Walter Spies, a German artist who lived in Ubud in the late twenties, gave rice farming visual expression in his paintings and romanticised it for the European audience.
Some of Spies’ paintings must have been inspired by the landscape in this area. So, I put on my hat and dash out to the fields. For those who know and love the Australian bush and open spaces, the rice fields are markedly different.
The path through the fields is only a motorbike-wide, and paths between the fields – exclusively pedestrian. It appears that the land is completely utilized; every lump of soil has been turned over and over by hard-working hands armed with hoes and shovels.

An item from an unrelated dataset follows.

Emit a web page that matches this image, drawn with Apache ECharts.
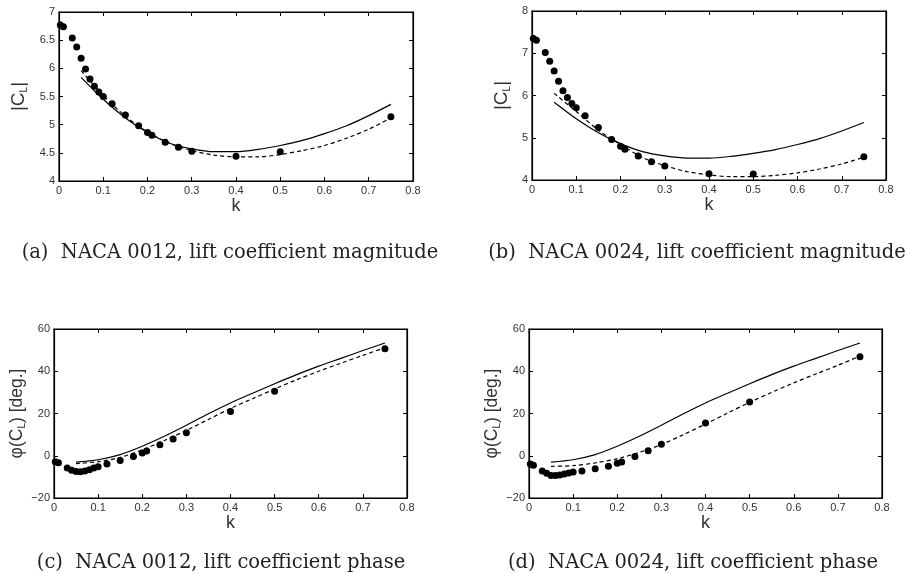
<!DOCTYPE html>
<html>
<head>
<meta charset="utf-8">
<script src="https://cdn.jsdelivr.net/npm/echarts@6/dist/echarts.min.js"></script>
<style>
  html, body { margin: 0; padding: 0; background: #fff; }
  #chart { width: 906px; height: 574px; }
</style>
</head>
<body>
<div id="chart"></div>
<script>
// measured points (k, value)
const kDots = [0.003, 0.01, 0.03, 0.04, 0.05, 0.06, 0.07, 0.08, 0.09, 0.1, 0.12, 0.15, 0.18, 0.2, 0.21, 0.24, 0.27, 0.3, 0.4, 0.5, 0.75]
const magDots12 = [6.77, 6.74, 6.54, 6.38, 6.18, 5.99, 5.81, 5.68, 5.58, 5.50, 5.37, 5.17, 4.98, 4.86, 4.81, 4.69, 4.60, 4.53, 4.44, 4.52, 5.14]
const magDots24 = [7.35, 7.31, 7.02, 6.81, 6.58, 6.34, 6.11, 5.95, 5.81, 5.71, 5.52, 5.24, 4.96, 4.80, 4.73, 4.57, 4.43, 4.33, 4.15, 4.14, 4.55]
const phaseDots12 = [-2.8, -3.3, -5.8, -6.9, -7.4, -7.6, -7.2, -6.6, -5.8, -5.2, -3.9, -2.3, -0.3, 1.3, 2.2, 5.2, 7.9, 10.9, 21.0, 30.5, 50.7]
const phaseDots24 = [-3.9, -4.5, -7.2, -8.3, -9.3, -9.4, -9.1, -8.6, -8.2, -7.7, -7.2, -6.1, -5.0, -3.6, -3.0, -0.3, 2.4, 5.4, 15.5, 25.4, 46.9]

// curves (solid = theory, dashed = model)
const kCurve = [0.05, 0.1, 0.15, 0.2, 0.25, 0.3, 0.35, 0.4, 0.45, 0.5, 0.55, 0.6, 0.65, 0.7, 0.75]
const magTheory = [5.84, 5.45, 5.12, 4.86, 4.67, 4.57, 4.52, 4.52, 4.56, 4.63, 4.72, 4.84, 4.98, 5.16, 5.36]
const magModel12 = [5.96, 5.52, 5.15, 4.87, 4.67, 4.54, 4.46, 4.43, 4.43, 4.47, 4.54, 4.63, 4.76, 4.92, 5.12]
const magModel24 = [6.05, 5.62, 5.18, 4.84, 4.53, 4.34, 4.20, 4.12, 4.08, 4.08, 4.11, 4.17, 4.26, 4.38, 4.54]
const phaseTheory = [-3.0, -1.9, 0.5, 4.5, 9.2, 14.4, 19.9, 25.0, 29.6, 34.1, 38.4, 42.4, 46.1, 49.8, 53.4]
const phaseModel12 = [-3.7, -2.8, -0.8, 2.8, 7.2, 12.0, 17.2, 22.4, 27.0, 31.6, 36.0, 40.0, 43.8, 47.5, 51.2]
const phaseModel24 = [-5.0, -4.7, -3.4, -1.4, 1.6, 5.3, 10.0, 15.0, 20.2, 25.3, 30.0, 34.5, 38.7, 42.8, 47.2]

const captions = [
    '(a)  NACA 0012, lift coefficient magnitude',
    '(b)  NACA 0024, lift coefficient magnitude',
    '(c)  NACA 0012, lift coefficient phase',
    '(d)  NACA 0024, lift coefficient phase',
]

const magName = '{n||C}{s|L}{n||}'
const phaseName = '{n|φ(C}{s|L}{n|) [deg.]}'

const panels = [
    { grid: { left: 59, top: 12, width: 354, height: 169 }, yMin: 4, yMax: 7, yStep: 0.5, yName: magName, nameGap: 30, nameSize: 19, dots: magDots12, theory: magTheory, model: magModel12, capX: 225, capY: 238 },
    { grid: { left: 532, top: 11, width: 354, height: 169 }, yMin: 4, yMax: 8, yStep: 1, yName: magName, nameGap: 20, nameSize: 19, dots: magDots24, theory: magTheory, model: magModel24, capX: 692, capY: 238 },
    { grid: { left: 54, top: 329, width: 353, height: 169 }, yMin: -20, yMax: 60, yStep: 20, yName: phaseName, nameGap: 13, nameSize: 17.5, dots: phaseDots12, theory: phaseTheory, model: phaseModel12, capX: 216, capY: 548 },
    { grid: { left: 529, top: 329, width: 353, height: 169 }, yMin: -20, yMax: 60, yStep: 20, yName: phaseName, nameGap: 20, nameSize: 17.5, dots: phaseDots24, theory: phaseTheory, model: phaseModel24, capX: 688, capY: 548 },
]

const tickFont = { fontFamily: 'Liberation Sans', fontSize: 11, color: '#333' }
const minus = v => String(v).replace('-', '\u2212')

const grid = [], xAxis = [], yAxis = [], series = [], title = []

panels.forEach((p, i) => {
    grid.push(Object.assign({ show: true, borderColor: '#000', borderWidth: 1.2 }, p.grid))
    title.push({
        text: captions[i], left: p.capX, top: p.capY, textAlign: 'center',
        textStyle: { fontFamily: 'DejaVu Serif', fontSize: 19.5, fontWeight: 'normal', color: '#222' },
    })
    // bottom / top x axes
    xAxis.push({
        type: 'value', gridIndex: i, min: 0, max: 0.8, interval: 0.1,
        name: 'k', nameLocation: 'middle', nameGap: 15,
        nameTextStyle: { fontFamily: 'Liberation Sans', fontSize: 18, color: '#333' },
        axisLine: { onZero: false, lineStyle: { color: '#000', width: 1.2 } },
        axisTick: { inside: true, length: 4, lineStyle: { color: '#000' } },
        axisLabel: Object.assign({ margin: 4, formatter: minus }, tickFont),
        splitLine: { show: false },
    })
    xAxis.push({
        type: 'value', gridIndex: i, position: 'top', min: 0, max: 0.8, interval: 0.1,
        axisLine: { onZero: false, lineStyle: { color: '#000', width: 1.2 } },
        axisTick: { inside: true, length: 4, lineStyle: { color: '#000' } },
        axisLabel: { show: false }, splitLine: { show: false },
    })
    yAxis.push({
        type: 'value', gridIndex: i, min: p.yMin, max: p.yMax, interval: p.yStep,
        name: p.yName, nameLocation: 'middle', nameGap: p.nameGap, nameRotate: 90,
        nameTextStyle: {
            rich: {
                n: { fontFamily: 'Liberation Sans', fontSize: p.nameSize, color: '#333' },
                s: { fontFamily: 'Liberation Sans', fontSize: 10, color: '#333', verticalAlign: 'bottom', padding: [10, 0, 0, 0] },
            },
        },
        axisLine: { onZero: false, lineStyle: { color: '#000', width: 1.2 } },
        axisTick: { inside: true, length: 4, lineStyle: { color: '#000' } },
        axisLabel: Object.assign({ margin: 4, formatter: minus }, tickFont),
        splitLine: { show: false },
    })
    yAxis.push({
        type: 'value', gridIndex: i, position: 'right', min: p.yMin, max: p.yMax, interval: p.yStep,
        axisLine: { onZero: false, lineStyle: { color: '#000', width: 1.2 } },
        axisTick: { inside: true, length: 4, lineStyle: { color: '#000' } },
        axisLabel: { show: false }, splitLine: { show: false },
    })
    const xi = i * 2, yi = i * 2
    series.push({
        type: 'line', xAxisIndex: xi, yAxisIndex: yi, smooth: 0.3, symbol: 'none',
        lineStyle: { color: '#000', width: 1.2 },
        data: kCurve.map((k, j) => [k, p.theory[j]]),
    })
    series.push({
        type: 'line', xAxisIndex: xi, yAxisIndex: yi, smooth: 0.3, symbol: 'none',
        lineStyle: { color: '#000', width: 1.2, type: [4, 3] },
        data: kCurve.map((k, j) => [k, p.model[j]]),
    })
    series.push({
        type: 'scatter', xAxisIndex: xi, yAxisIndex: yi, symbol: 'circle', symbolSize: 7,
        itemStyle: { color: '#000', opacity: 1 },
        data: kDots.map((k, j) => [k, p.dots[j]]),
    })
})

const chart = echarts.init(document.getElementById('chart'))
chart.setOption({
    animation: false,
    backgroundColor: '#fff',
    title, grid, xAxis, yAxis, series,
})
</script>
</body>
</html>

Fields are divided by narrow walls of soil, just wide enough for a person to walk one foot in front of the other. The grass on these walls is cut by hand for cows, so not an inch of land is wasted. Around the fields are elaborate systems of narrow irrigation channels, carefully managed by irrigation societies. Water flowing from distant Lake Batur is carefully allocated and directed to different field allotments. Locally, water redirecting work is done daily. Balinese rice is harvested twice a year and other introduced varieties three times a year.
In the middle of one field, half an hour’s stroll from Ubud, is the Sari Organik farm, based on the principles of fair trading and permaculture, an invention of our own: Tasmanian, Bill Mollison; http://www.tagari.com/ The farm is involved in saving the rare varieties of rice and propagating non-hybrid seeds.
In a restaurant without walls, you can see the rice fields right to the horizon. I could not resist the Happy Potato Salad for lunch. I am glad to report it was yummy; fresh, green, with cherry tomatoes and a few pieces of farm-made cheese. Visitors are encouraged to inspect the farm, poke their noses everywhere for education and enlightenment. When in Ubud, don’t miss it, as this is a model for our sustainable future.